Constatou-se que o tempo de exposição dos cães por períodos prolongados é improdutiva e prejudicial para os animais, tendo em vista o estresse e as doenças respiratórias a que ficam expostos os cães. Assim, é importante que o tempo de emprego desses cães não seja maior que 12 horas, intercalados com um tempo de descanso de no mínimo 24 horas.
Outro aspecto importante, observado durante as ações, foi a falta de conhecimento da doutrina e emprego dos cães por parte da tropa apoiada, que, muitas das vezes, o fazia equivocadamente. Por este motivo, é interessante que todos saibam qual a melhor forma de emprego dos animais.
É muito importante a utilização dos cães nos patrulhamentos, principalmente no cenário de favelas, onde a segurança da equipe é fundamental, pois, o cão realiza a varredura das edificações vielas e veículos, bem como denuncia a presença da força adversa.

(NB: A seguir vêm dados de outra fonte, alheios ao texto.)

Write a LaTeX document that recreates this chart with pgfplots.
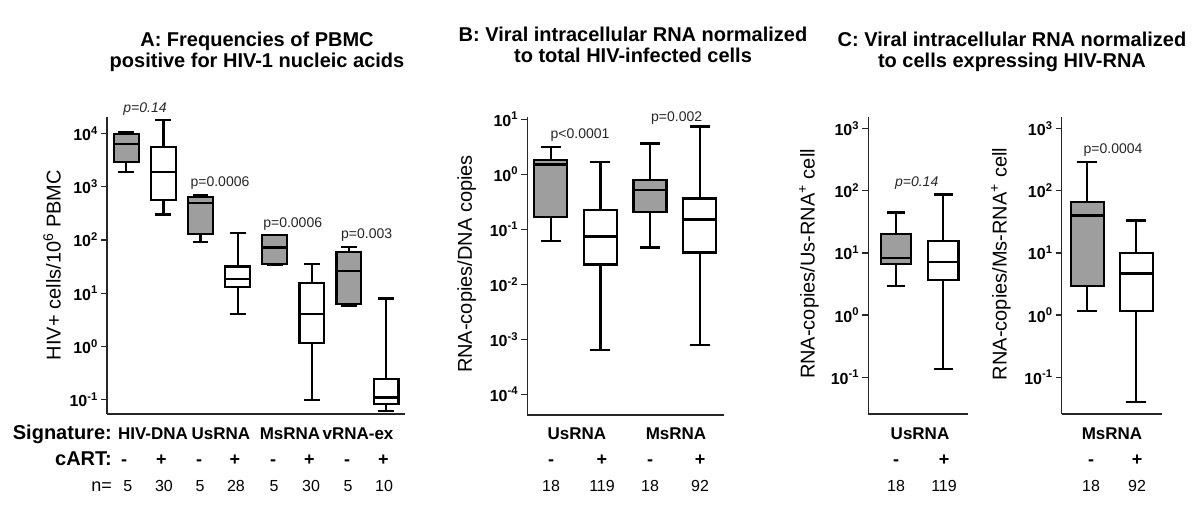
\documentclass[border=0pt]{standalone}
\usepackage{fontspec}
\setmainfont{Liberation Sans}
\usepackage{pgfplots}
\pgfplotsset{compat=1.18}
\definecolor{boxgray}{RGB}{158,158,158}
\pgfplotsset{
  boxpanel/.style={
    scale only axis, clip=false,
    axis x line*=bottom, axis y line*=left,
    axis line style={-, line width=1.3pt, draw=black!85},
    xtick=\empty, tick align=outside, major tick length=6pt,
    ytick style={line width=1.3pt, draw=black!85},
    yminorticks=false,
    yticklabel style={font=\fontsize{16}{16}\selectfont\bfseries, inner sep=1pt, xshift=-2pt},
  },
  wh/.style={draw=black, line width=2.2pt, line cap=rect, mark=none},
  boxst/.style={draw=black, line width=2.2pt, line join=miter, mark=none},
}
\newcommand{\tklab}[1]{\textbf{10\textsuperscript{#1}}}
% \bx{fill}{position}{half box width}{half cap width}{min}{Q1}{median}{Q3}{max}
\newcommand{\bx}[9]{%
  \pgfmathsetmacro\bxL{#2-#3}\pgfmathsetmacro\bxR{#2+#3}%
  \pgfmathsetmacro\cpL{#2-#4}\pgfmathsetmacro\cpR{#2+#4}%
  \addplot[wh] coordinates {(#2,#8) (#2,#9)};
  \addplot[wh] coordinates {(#2,#6) (#2,#5)};
  \addplot[wh] coordinates {(\cpL,#9) (\cpR,#9)};
  \addplot[wh] coordinates {(\cpL,#5) (\cpR,#5)};
  \addplot[boxst, fill=#1] coordinates {(\bxL,#6) (\bxR,#6) (\bxR,#8) (\bxL,#8)} --cycle;
  \addplot[wh] coordinates {(\bxL,#7) (\bxR,#7)};
}
\begin{document}
\begin{tikzpicture}
\useasboundingbox (0,0) rectangle (1200pt,515pt);
% ---------------- Panel A ----------------
\begin{axis}[boxpanel, ymode=log, at={(107pt,101pt)}, anchor=south west, width=298pt, height=297pt,
  xmin=0.48, xmax=8.51, ymin=0.0537, ymax=20417,
  ytick={0.1,1,10,100,1000,10000}, yticklabels={\tklab{-1},\tklab{0},\tklab{1},\tklab{2},\tklab{3},\tklab{4}}]
\bx{boxgray}{1}{0.335}{0.185}{1905}{2951}{6310}{9772}{10471}
\bx{white}{2}{0.335}{0.185}{302}{562}{1862}{5623}{18197}
\bx{boxgray}{3}{0.335}{0.185}{91}{129}{490}{631}{692}
\bx{white}{4}{0.335}{0.185}{4.07}{13.2}{18.6}{31.6}{135}
\bx{boxgray}{5}{0.335}{0.185}{33.9}{35.5}{72.4}{126}{126}
\bx{white}{6}{0.335}{0.185}{0.1}{1.15}{4.07}{15.5}{35.5}
\bx{boxgray}{7}{0.335}{0.185}{5.75}{6.17}{25.7}{60.3}{74.1}
\bx{white}{8}{0.335}{0.185}{0.0617}{0.0832}{0.110}{0.240}{7.94}
\end{axis}
% ---------------- Panel B ----------------
\begin{axis}[boxpanel, ymode=log, at={(527.3pt,100pt)}, anchor=south west, width=196.7pt, height=298.3pt,
  xmin=0.526, xmax=4.49, ymin=4.21e-5, ymax=11.14,
  ytick={1e-4,1e-3,0.01,0.1,1,10}, yticklabels={\tklab{-4},\tklab{-3},\tklab{-2},\tklab{-1},\tklab{0},\tklab{1}}]
\bx{boxgray}{1}{0.333}{0.18}{0.0617}{0.166}{1.51}{1.80}{3.09}
\bx{white}{2}{0.333}{0.18}{0.00063}{0.0229}{0.0741}{0.224}{1.66}
\bx{boxgray}{3}{0.333}{0.18}{0.0468}{0.209}{0.525}{0.794}{3.63}
\bx{white}{4}{0.333}{0.18}{0.00079}{0.038}{0.151}{0.363}{7.41}
\end{axis}
% ---------------- Panel C left ----------------
\begin{axis}[boxpanel, ymode=log, at={(868.3pt,101pt)}, anchor=south west, width=100pt, height=296.7pt,
  xmin=0.41, xmax=2.53, ymin=0.0257, ymax=1514,
  ytick={0.1,1,10,100,1000}, yticklabels={\tklab{-1},\tklab{0},\tklab{1},\tklab{2},\tklab{3}}]
\bx{boxgray}{1}{0.32}{0.175}{2.95}{6.61}{8.32}{20.0}{44.7}
\bx{white}{2}{0.32}{0.175}{0.138}{3.63}{7.08}{15.5}{87.1}
\end{axis}
% ---------------- Panel C right ----------------
\begin{axis}[boxpanel, ymode=log, at={(1061.7pt,101pt)}, anchor=south west, width=100pt, height=296.7pt,
  xmin=0.48, xmax=2.52, ymin=0.0257, ymax=1514,
  ytick={0.1,1,10,100,1000}, yticklabels={\tklab{-1},\tklab{0},\tklab{1},\tklab{2},\tklab{3}}]
\bx{boxgray}{1}{0.335}{0.18}{1.17}{2.95}{39.8}{66.1}{288}
\bx{white}{2}{0.335}{0.18}{0.0398}{1.17}{4.68}{10.0}{33.1}
\end{axis}
% ---------------- Texts (pixel coordinates, y downward) ----------------
\begin{scope}[x=1pt, y=-1pt, shift={(0pt,515pt)}]
\tikzset{ttl/.style={anchor=base, inner sep=0pt, font=\fontsize{20}{24}\selectfont\bfseries},
  ylab/.style={rotate=90, inner sep=0pt, font=\fontsize{20}{24}\selectfont},
  pv/.style={inner sep=0pt, text=black!85, font=\fontsize{14}{16}\selectfont},
  pvi/.style={inner sep=0pt, text=black!85, font=\fontsize{14}{16}\selectfont\itshape},
  rowhead/.style={anchor=base east, inner sep=0pt, font=\fontsize{20}{24}\selectfont\bfseries},
  cat/.style={anchor=base, inner sep=0pt, font=\fontsize{17}{20}\selectfont\bfseries},
  sgn/.style={anchor=base, inner sep=0pt, font=\fontsize{18}{20}\selectfont\bfseries},
  nn/.style={anchor=base, inner sep=0pt, font=\fontsize{16}{20}\selectfont}}
% titles
\node[ttl] at (257,46.7) {A: Frequencies of PBMC};
\node[ttl] at (257,67.5) {positive for HIV-1 nucleic acids};
\node[ttl] at (633,41.7) {B: Viral intracellular RNA normalized};
\node[ttl] at (633,62.5) {to total HIV-infected cells};
\node[ttl] at (1012,46.7) {C: Viral intracellular RNA normalized};
\node[ttl] at (1012,67.5) {to cells expressing HIV-RNA};
% y labels
\node[ylab] at (52,265) {HIV+ cells/10\textsuperscript{6} PBMC};
\node[ylab] at (466.7,264) {RNA-copies/DNA copies};
\node[ylab] at (809,264) {RNA-copies/Us-RNA\textsuperscript{+} cell};
\node[ylab] at (1001,264) {RNA-copies/Ms-RNA\textsuperscript{+} cell};
% p-values
\node[pvi] at (145,109) {p=0.14};
\node[pv] at (220,182.7) {p=0.0006};
\node[pv] at (292.7,224) {p=0.0006};
\node[pv] at (366.7,235) {p=0.003};
\node[pv] at (580,135) {p<0.0001};
\node[pv] at (676.7,118.3) {p=0.002};
\node[pvi] at (916.7,183) {p=0.14};
\node[pv] at (1113,150) {p=0.0004};
% panel A rows
\node[rowhead] at (112,439) {Signature:};
\node[rowhead] at (112,465) {cART:};
\node[anchor=base east, inner sep=0pt, font=\fontsize{18}{20}\selectfont] at (112,491.7) {n=};
\node[cat] at (153,439) {HIV-DNA};
\node[cat] at (221,439) {UsRNA};
\node[cat] at (290,439) {MsRNA};
\node[cat] at (358,439) {vRNA-ex};
\foreach \x/\s in {124/-,161.5/+,199/-,235/+,273/-,309.5/+,347/-,383.5/+}
  \node[sgn] at (\x,465) {\s};
\foreach \x/\n in {127.7/5,164/30,200/5,236/28,274/5,311/30,348/5,384/10}
  \node[nn] at (\x,491.7) {\n};
% panel B rows
\node[cat] at (577,439) {UsRNA};
\node[cat] at (676,439) {MsRNA};
\foreach \x/\s in {551/-,602/+,650/-,700/+}
  \node[sgn] at (\x,465) {\s};
\foreach \x/\n in {551/18,602/119,650/18,700/92}
  \node[nn] at (\x,491.7) {\n};
% panel C rows
\node[cat] at (920,439) {UsRNA};
\node[cat] at (1112,439) {MsRNA};
\foreach \x/\s in {896/-,944/+,1091/-,1137/+}
  \node[sgn] at (\x,465) {\s};
\foreach \x/\n in {896/18,944/119,1091/18,1137/92}
  \node[nn] at (\x,491.7) {\n};
\end{scope}
\end{tikzpicture}
\end{document}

Como demonstração de força, a presença dos animais na área de operações urbana aumenta o poder de persuasão na medida em que o agressor ou manifestante receia ser mordido. A característica de não letalidade do cão o torna uma arma imprescindível nas operações urbanas, conforme nos afirma VALLE (2009): “nenhum dano por mordedura de cães será maior que um tiro errôneo, pois, pelos danos e locais onde os cães foram treinados a morder, não levaria nenhuma pessoa ao óbito”.
Como instrumento de Comunicação Social os cães mostraram-se primordiais. Durante as apresentações nas escolas e praças dos complexos de favelas da Penha e do Alemão observou-se a grande quantidade de moradores assistentes, particularmente crianças, o que se apresentou como uma oportunidade ímpar para propaganda de nossas ações, sendo peça importante na campanha psicológica. Nas ações de inteligência os cães atuaram na busca de armamentos, munições e drogas, atuando nas Operações de Busca e Apreensão (OBA).
Sendo assim, pode-se concluir que a utilização dos Cães de Guerra do 1º BG contribuíram para o sucesso da Operação Arcanjo, e para a consolidação da imagem da Instituição.
Referências:
– Exército Brasileiro .Comando de Operações Terrestres. Emprego do Cão de Guerra. Caderno de Instrução 42-30/I – 1ª edição 2010
– Normas para o Controle de Caninos no Exército Brasileiro. Exército Brasileiro. Comando Logístico. Portaria Nº 018 – COLog, de 14 de dezembro de 2010.
– Valle, Victor Batista do. O Uso de Cães como Ferramenta da Resolução de Ocorrências. Série Práticas e Saberes Policiais Nº 1, ano 1, abril de 2009.
– Bryson, Sandy. Police Dog Tactics. 2º Edição. EUA. Bookmart Press. 1996.
– Universidade Federal do Rio de Janeiro – UFRJ, Curso de gestão Estratégica Internacional. Guerra de 4ª Geração e Narcoterrorismo no Brasil. Vympel 1274. 2011.